The Golgi apparatus sits at the center of protein trafficking, lipid processing, and signaling, making it an appealing but difficult target for both imaging and therapeutic intervention. A new peptide-based strategy called cycling molecular assemblies, or CyMA, uses a built-in enzymatic loop to localize at the Golgi and either visualize it quickly or interfere with its function.
The approach starts with amphiphilic peptide thioesters that can enter cells. Once inside, thioesterases remove the protecting group to expose a thiol, which is then re-acylated by Golgi-resident palmitoyltransferases. This back-and-forth chemistry creates a dynamic, Golgi-enriched assembly that is effectively trapped in place by continuous cycling through deacylation and palmitoylation.
For imaging, the CyMA design produces near-immediate Golgi signal, even at very low probe concentrations.
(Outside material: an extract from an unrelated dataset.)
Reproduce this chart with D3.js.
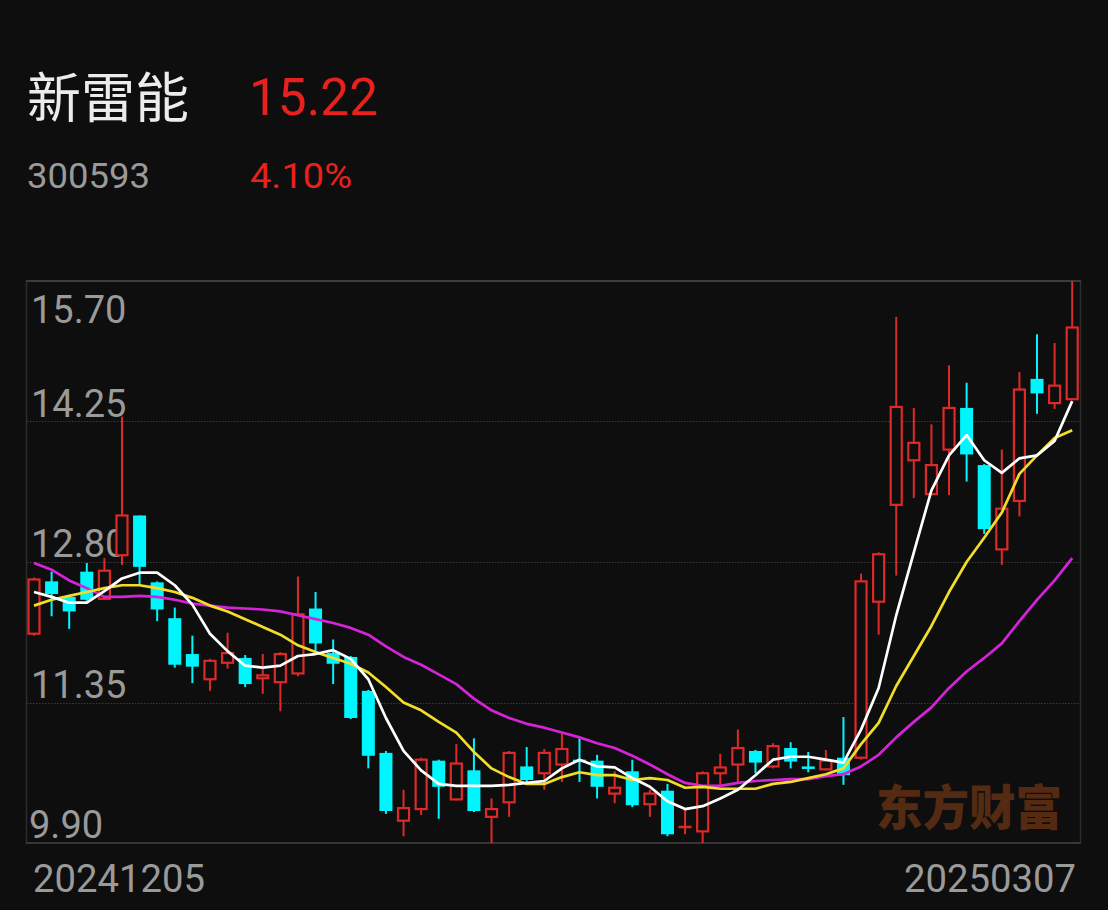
<!DOCTYPE html>
<html><head><meta charset="utf-8">
<script src="https://cdn.jsdelivr.net/npm/d3@7/dist/d3.min.js"></script>
<style>
html,body{margin:0;padding:0;background:#0e0e0e;}
svg{display:block;}
</style></head>
<body><svg id="c" width="1108" height="910"></svg>
<script>
const stockName = "新雷能";
const stockCode = "300593";
const lastPrice = "15.22";
const changePct = "4.10%";
const dates = ["20241205","20241206","20241209","20241210","20241211","20241212","20241213","20241216","20241217","20241218","20241219","20241220","20241223","20241224","20241225","20241226","20241227","20241230","20241231",
"20250102","20250103","20250106","20250107","20250108","20250109","20250110","20250113","20250114","20250115","20250116","20250117","20250120","20250121","20250122","20250123","20250124","20250127",
"20250205","20250206","20250207","20250210","20250211","20250212","20250213","20250214","20250217","20250218","20250219","20250220","20250221","20250224","20250225","20250226","20250227","20250228",
"20250303","20250304","20250305","20250306","20250307"];
const open  = [12.06,12.60,12.44,12.70,12.42,12.87,13.28,12.59,12.22,11.85,11.59,11.76,11.81,11.60,11.56,11.65,12.32,11.86,11.82,11.47,10.83,10.13,10.25,10.75,10.35,10.65,10.17,10.32,10.69,10.62,10.71,10.76,10.75,10.41,10.64,10.30,10.44,10.06,10.02,10.62,10.71,10.85,10.69,10.88,10.69,10.66,10.78,10.78,12.39,13.39,13.85,13.50,13.96,14.39,13.80,12.93,13.43,14.69,14.44,14.48];
const high  = [12.64,12.70,12.46,12.79,12.84,14.30,13.28,12.60,12.33,12.04,11.80,12.07,11.84,11.85,11.87,12.65,12.49,12.00,11.83,11.48,10.85,10.45,10.78,10.76,10.92,10.98,10.36,10.85,10.89,10.87,11.03,10.98,10.81,10.64,10.76,10.45,10.51,10.24,10.64,10.82,11.07,10.86,10.93,10.94,10.84,10.86,11.20,12.68,12.90,15.33,14.39,14.22,14.83,14.65,13.81,13.96,14.76,15.15,15.06,15.70];
const low   = [12.04,12.24,12.11,12.40,12.41,12.77,12.56,12.19,11.71,11.55,11.47,11.70,11.51,11.44,11.26,11.62,11.86,11.54,11.18,10.67,10.20,9.97,10.19,10.15,10.34,10.22,9.90,10.17,10.52,10.45,10.53,10.53,10.36,10.31,10.27,10.17,9.97,9.99,9.90,10.48,10.53,10.62,10.67,10.67,10.63,10.65,10.50,10.76,12.05,12.66,13.46,13.49,13.49,13.63,13.09,12.77,13.27,14.33,14.38,14.48];
const close = [12.62,12.47,12.29,12.41,12.71,13.28,12.75,12.31,11.74,11.72,11.78,11.86,11.54,11.63,11.85,12.26,11.96,11.75,11.19,10.80,10.23,10.26,10.76,10.48,10.72,10.23,10.25,10.83,10.55,10.83,10.87,10.74,10.48,10.47,10.29,10.41,9.99,10.07,10.62,10.68,10.88,10.73,10.90,10.74,10.68,10.75,10.60,12.60,12.88,14.40,14.03,13.80,14.39,13.91,13.14,13.35,14.58,14.54,14.62,15.22];
const ma5  = [12.49,12.44,12.38,12.38,12.50,12.63,12.69,12.69,12.56,12.36,12.06,11.88,11.73,11.71,11.73,11.83,11.85,11.89,11.80,11.59,11.19,10.85,10.65,10.51,10.49,10.49,10.49,10.50,10.52,10.54,10.67,10.76,10.69,10.68,10.57,10.48,10.33,10.25,10.28,10.36,10.45,10.60,10.76,10.79,10.79,10.76,10.73,11.07,11.50,12.25,12.90,13.54,13.90,14.11,13.85,13.72,13.87,13.90,14.05,14.46];
const ma10 = [12.35,12.41,12.45,12.49,12.53,12.56,12.56,12.53,12.49,12.43,12.35,12.29,12.21,12.13,12.05,11.94,11.87,11.81,11.75,11.66,11.51,11.35,11.27,11.15,11.04,10.84,10.67,10.58,10.51,10.51,10.58,10.63,10.60,10.60,10.55,10.57,10.55,10.47,10.48,10.46,10.46,10.46,10.51,10.53,10.57,10.61,10.67,10.92,11.14,11.52,11.83,12.14,12.49,12.80,13.05,13.31,13.71,13.90,14.08,14.16];
const ma20 = [12.79,12.72,12.61,12.53,12.44,12.44,12.45,12.44,12.41,12.37,12.35,12.33,12.32,12.31,12.29,12.25,12.21,12.17,12.12,12.05,11.93,11.82,11.74,11.64,11.54,11.39,11.27,11.19,11.13,11.09,11.04,10.99,10.93,10.88,10.80,10.71,10.61,10.52,10.49,10.49,10.52,10.54,10.55,10.56,10.56,10.59,10.61,10.69,10.81,10.99,11.15,11.30,11.50,11.67,11.81,11.96,12.19,12.41,12.61,12.84];
const priceTicks = [15.70, 14.25, 12.80, 11.35, 9.90];
const dateLabels = ["20241205", "20250307"];

(function () {
const svg = d3.select("#c");
const W = 1108, H = 910;
const plotL = 25.2, plotR = 1081, plotT = 281, plotB = 843;
const RED = "#dc2a28", CYAN = "#00f6ff";

svg.append("rect").attr("width", W).attr("height", H).attr("fill", "#0e0e0e");

// header
svg.append("text").attr("x", 27).attr("y", 118).text(stockName)
  .attr("font-family", "'Noto Sans CJK SC', sans-serif").attr("font-size", 54).attr("fill", "#ececec");
svg.append("text").attr("x", 249).attr("y", 115).text(lastPrice)
  .attr("font-family", "Roboto, sans-serif").attr("font-size", 52).attr("fill", "#e8211f")
  .attr("textLength", 129).attr("lengthAdjust", "spacingAndGlyphs");
svg.append("text").attr("x", 27).attr("y", 188).text(stockCode)
  .attr("font-family", "Roboto, sans-serif").attr("font-size", 35).attr("fill", "#9a9a9a")
  .attr("textLength", 123).attr("lengthAdjust", "spacingAndGlyphs");
svg.append("text").attr("x", 250).attr("y", 188).text(changePct)
  .attr("font-family", "Roboto, sans-serif").attr("font-size", 35).attr("fill", "#e8211f")
  .attr("textLength", 102).attr("lengthAdjust", "spacingAndGlyphs");

const x = d3.scaleBand().domain(dates).range([plotL, plotR]).paddingInner(0.26).paddingOuter(0.13);
const y = d3.scaleLinear().domain([9.90, 15.70]).range([plotB, plotT]);
const cx = d => x(d) + x.bandwidth() / 2;

// frame
svg.append("line").attr("x1", 26.5).attr("x2", 26.5).attr("y1", plotT).attr("y2", plotB).attr("stroke", "#2c2c2c").attr("stroke-width", 1.5);
svg.append("line").attr("x1", 1080.5).attr("x2", 1080.5).attr("y1", plotT).attr("y2", plotB).attr("stroke", "#2c2c2c").attr("stroke-width", 1.5);
svg.append("line").attr("x1", 26).attr("x2", 1081).attr("y1", plotT).attr("y2", plotT).attr("stroke", "#3c3c3c").attr("stroke-width", 2);
svg.append("line").attr("x1", 26).attr("x2", 1081).attr("y1", plotB).attr("y2", plotB).attr("stroke", "#363636").attr("stroke-width", 2);

// grid
svg.append("g").selectAll("line").data(priceTicks.slice(1, 4)).join("line")
  .attr("x1", 27).attr("x2", 1080).attr("y1", d => Math.round(y(d)) + 0.5).attr("y2", d => Math.round(y(d)) + 0.5)
  .attr("stroke", "#3a3a3a").attr("stroke-width", 1).attr("stroke-dasharray", "1.5,1.5");

// watermark
svg.append("text").attr("x", 876).attr("y", 825).text("东方财富")
  .attr("font-family", "'Noto Sans CJK SC', sans-serif").attr("font-weight", 900).attr("font-size", 48)
  .attr("fill", "#552a12").attr("textLength", 186).attr("lengthAdjust", "spacingAndGlyphs");

// price labels
svg.append("g").selectAll("text").data(priceTicks).join("text")
  .attr("x", d => d === 9.90 ? 29 : 31)
  .attr("y", (d, i) => i === 0 ? y(d) + 42 : y(d) - 5)
  .text(d => d.toFixed(2))
  .attr("font-family", "Roboto, sans-serif").attr("font-size", 38).attr("fill", "#9a9a9a");

// date labels
svg.append("text").attr("x", 33).attr("y", 892).text(dateLabels[0])
  .attr("font-family", "Roboto, sans-serif").attr("font-size", 38).attr("fill", "#9a9a9a")
  .attr("textLength", 172).attr("lengthAdjust", "spacingAndGlyphs");
svg.append("text").attr("x", 1076).attr("y", 892).attr("text-anchor", "end").text(dateLabels[1])
  .attr("font-family", "Roboto, sans-serif").attr("font-size", 38).attr("fill", "#9a9a9a")
  .attr("textLength", 172).attr("lengthAdjust", "spacingAndGlyphs");

// candles
const candles = dates.map((d, i) => ({d, o: open[i], h: high[i], l: low[i], c: close[i]}));
const g = svg.append("g");
candles.forEach(k => {
  const up = k.c >= k.o;
  const col = up ? RED : CYAN;
  const xc = cx(k.d);
  const bTop = y(Math.max(k.o, k.c)), bBot = y(Math.min(k.o, k.c));
  const bw = x.bandwidth();
  if (up) {
    g.append("line").attr("x1", xc).attr("x2", xc).attr("y1", y(k.h)).attr("y2", bTop).attr("stroke", col).attr("stroke-width", 2);
    g.append("line").attr("x1", xc).attr("x2", xc).attr("y1", bBot).attr("y2", y(k.l)).attr("stroke", col).attr("stroke-width", 2);
    const hgt = Math.max(bBot - bTop, 0);
    if (hgt < 2.5) {
      g.append("line").attr("x1", xc - bw / 2).attr("x2", xc + bw / 2).attr("y1", (bTop + bBot) / 2).attr("y2", (bTop + bBot) / 2).attr("stroke", col).attr("stroke-width", 2.5);
    } else {
      g.append("rect").attr("x", xc - bw / 2 + 1).attr("y", bTop).attr("width", bw - 2).attr("height", hgt)
        .attr("fill", "#0e0e0e").attr("stroke", col).attr("stroke-width", 2.2);
    }
  } else {
    g.append("line").attr("x1", xc).attr("x2", xc).attr("y1", y(k.h)).attr("y2", y(k.l)).attr("stroke", col).attr("stroke-width", 2);
    g.append("rect").attr("x", xc - bw / 2).attr("y", bTop).attr("width", bw).attr("height", Math.max(bBot - bTop, 2.5)).attr("fill", col);
  }
});

// moving averages
const line = d3.line().x((v, i) => cx(dates[i])).y(v => y(v));
[[ma20, "#d424d8"], [ma10, "#f2de2a"], [ma5, "#ffffff"]].forEach(([arr, col]) => {
  svg.append("path").attr("d", line(arr)).attr("fill", "none").attr("stroke", col).attr("stroke-width", 2.7).attr("stroke-linejoin", "round");
});
})();
</script></body></html>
In a second version, the fluorescent component is replaced with a biphenyl group, converting the system from a reporter into a functional disruptor. This non-fluorescent variant accumulates at the Golgi and impairs protein modification, trafficking, and secretion, ultimately reducing cell proliferation and causing cell death in experimental models.
One notable feature of the platform is selectivity: the disruptor appears to spare some cell types, including hepatocytes and certain immune cells, likely because of differences in esterase activity. That makes the work interesting not only as a Golgi-targeting method, but also as a proof of concept for using enzyme-driven supramolecular assemblies to selectively trap peptide materials at specific organelles.
More broadly, the study suggests a modular framework that could be adapted to other cellular compartments by swapping in different enzyme pairs. In other words, dynamic peptide assembly may become a general way to image, perturb, or exploit organelles through chemistry that is actively maintained inside living cells.